The poor are the people most affected by the coronavirus pandemic. The alarm was raised by Caritas Switzerland, which in a statement published March 23 warned that “in crisis situations, the weakest members of society are the most vulnerable” and for which reason launched a call for solidarity.
“Just as small businesses are facing liquidity problems, many households at risk of poverty don’t have money to pay their bills at the end of the month”, the Catholic Church relief, development and social service organisation said in the statement.
Caritas Switzerland denounced that families don’t have access to credit lines guaranteed by the Federal Department of Finance and that low-income families and single people will suffer crises in very little time.
Among those most at risk, warned Caritas, are the women and mothers who worked as domestic employees: today many of them are forced to return to their homes and can’t even receive unemployment benefits because they haven’t been registered by their employers.
There are also families who can’t pay medical bills because they’re not covered by health insurance, mothers who were employed as babysitters but now are no longer called in to work, and seasonal workers in the hotel industry who had supplemental income but who no longer have that money to rely on.
For the Director of Caritas Switzerland, Hugo Fasel, these people are in great danger: the more precarious their working conditions, the greater the risk to them.
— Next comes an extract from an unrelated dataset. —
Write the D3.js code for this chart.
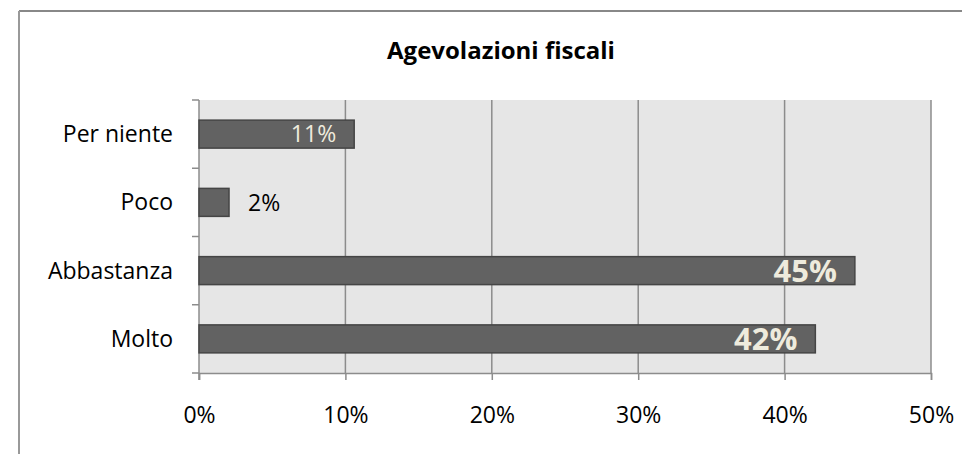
<!DOCTYPE html>
<html>
<head>
<meta charset="utf-8">
<script src="https://cdn.jsdelivr.net/npm/d3@7"></script>
<style>
  body { margin: 0; background: #fff; }
  svg text { font-family: "Open Sans", "Noto Sans", sans-serif; }
</style>
</head>
<body>
<svg id="chart"></svg>
<script>
var width = 962, height = 454;

// data
var categories = ["Per niente", "Poco", "Abbastanza", "Molto"];
var values = [0.106, 0.0205, 0.448, 0.421];
var valueLabels = ["11%", "2%", "45%", "42%"];
var xTicks = [0, 0.1, 0.2, 0.3, 0.4, 0.5];

var margin = {top: 100, right: 31, bottom: 81, left: 199};

var svg = d3.select("#chart")
    .attr("width", width)
    .attr("height", height);

// outer frame (top + left edges visible)
svg.append("line")
    .attr("x1", 19).attr("y1", 11).attr("x2", width).attr("y2", 11)
    .attr("stroke", "#888").attr("stroke-width", 2);
svg.append("line")
    .attr("x1", 19).attr("y1", 11).attr("x2", 19).attr("y2", height)
    .attr("stroke", "#999").attr("stroke-width", 2);

svg.append("text")
    .attr("x", 501)
    .attr("y", 59)
    .attr("text-anchor", "middle")
    .style("font-size", "24px")
    .style("font-weight", "bold")
    .attr("fill", "#000")
    .text("Agevolazioni fiscali");

var x = d3.scaleLinear()
    .domain([0, 0.5])
    .range([margin.left, width - margin.right]);

var y = d3.scaleBand()
    .domain(categories)
    .range([margin.top, height - margin.bottom])
    .paddingInner(0.59)
    .paddingOuter(0.295);

// plot background
svg.append("rect")
    .attr("x", x(0))
    .attr("y", margin.top)
    .attr("width", x(0.5) - x(0))
    .attr("height", height - margin.bottom - margin.top)
    .attr("fill", "#e6e6e6");

// vertical gridlines
svg.selectAll(".grid")
    .data(xTicks.slice(1))
    .enter()
    .append("line")
    .attr("class", "grid")
    .attr("x1", d => x(d)).attr("x2", d => x(d))
    .attr("y1", margin.top).attr("y2", height - margin.bottom)
    .attr("stroke", "#8c8c8c")
    .attr("stroke-width", 1.5);

// x axis
var xAxis = svg.append("g")
    .attr("transform", "translate(0," + (height - margin.bottom) + ")")
    .call(d3.axisBottom(x).tickValues(xTicks).tickFormat(d3.format(".0%")).tickSizeOuter(0).tickSize(7).tickPadding(27));
xAxis.select(".domain").attr("stroke", "#8c8c8c").attr("stroke-width", 1.5);
xAxis.selectAll(".tick line").attr("stroke", "#8c8c8c").attr("stroke-width", 1.5);
xAxis.selectAll("text").style("font-size", "23px").attr("fill", "#000");

// y axis: ticks at band boundaries
var step = y.step();
var yBounds = [margin.top].concat(categories.map(c => y(c) + y.bandwidth() / 2 + step / 2));
svg.append("line")
    .attr("x1", x(0)).attr("x2", x(0))
    .attr("y1", margin.top).attr("y2", height - margin.bottom + 7)
    .attr("stroke", "#8c8c8c").attr("stroke-width", 1.5);
svg.selectAll(".ytick")
    .data(yBounds)
    .enter()
    .append("line")
    .attr("class", "ytick")
    .attr("x1", x(0) - 7).attr("x2", x(0))
    .attr("y1", d => d).attr("y2", d => d)
    .attr("stroke", "#8c8c8c").attr("stroke-width", 1.5);

svg.selectAll(".ylabel")
    .data(categories)
    .enter()
    .append("text")
    .attr("class", "ylabel")
    .attr("x", x(0) - 26)
    .attr("y", d => y(d) + y.bandwidth() / 2)
    .attr("dy", "0.35em")
    .attr("text-anchor", "end")
    .style("font-size", "23px")
    .attr("fill", "#000")
    .text(d => d);

// bars
svg.selectAll(".bar")
    .data(values)
    .enter()
    .append("rect")
    .attr("class", "bar")
    .attr("x", x(0))
    .attr("y", (d, i) => y(categories[i]))
    .attr("width", d => x(d) - x(0))
    .attr("height", y.bandwidth())
    .attr("fill", "#626262")
    .attr("stroke", "#454545")
    .attr("stroke-width", 1.5);

// value labels
svg.selectAll(".vlabel")
    .data(values)
    .enter()
    .append("text")
    .attr("class", "vlabel")
    .attr("x", (d, i) => i == 1 ? x(d) + 19 : x(d) - 18)
    .attr("y", (d, i) => y(categories[i]) + y.bandwidth() / 2)
    .attr("dy", "0.36em")
    .attr("text-anchor", (d, i) => i == 1 ? "start" : "end")
    .style("font-size", (d, i) => i >= 2 ? "31px" : "23px")
    .style("font-weight", (d, i) => i >= 2 ? "bold" : "normal")
    .attr("fill", (d, i) => i == 1 ? "#000" : "#eeebdd")
    .text((d, i) => valueLabels[i]);
</script>
</body>
</html>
It’s to these vulnerable people that the emergency aid of Caritas goes, which is why the Church charity is appealing for solidarity from Swiss citizens.
“We must do everything possible to prevent people from being forced to resort to social assistance due to the coronavirus crisis”, Fasel cautioned.
– Public Mass ban: “We cannot ignore human rules of protection”
In the meantime, as the number of people infected with coronavirus in Switzerland reached 10,714 this March 16 and the number of dead from the disease climbed to 161, the Swiss Bishops implemented a suspension on all public Masses until at least April 30.
“Some people were scandalized by such a decision”, Bishop Charles Morerod of the largest Swiss diocese – that of Lausanne, Geneva and Fribourg – told the National Catholic Register March 24.
But the prelate stood by the Swiss Bishops’ decision, arguing that it was true that if people continued to pray and celebrate Mass publicly in the time of the Black Death, for example – a comparison critics of coronavirus public Mass shutdowns often adduce – it is also true that “there were from 50 to 100 million deaths at that time”.
Though Catholics in Switzerland continue to complain and ask for more guidance and accompaniment from their bishops and pastors during this period of Lent, especially, the Church in the country is trying to strike the right balance between health care and pastoral care.
“We are trying to diligently align with the strict measures that the federal office of public health has taken, but at the same time, we are striving to remain fully available for our parishioners”, Father Dominique Fabien Rimaz, priest of the Pastoral Unity of Our Lady of Fribourg and chaplain of the Hospital of Fribourg, told the Register.
“We must show inventiveness while respecting safety rules in order not to put anyone in danger”, Fabien Rimaz continued, warning Catholics against a providentialism that would downplay the risks of the virus.
“In the words of Thomas Aquinas, ‘grace presupposes nature’, which means that we cannot ignore human rules of protection”.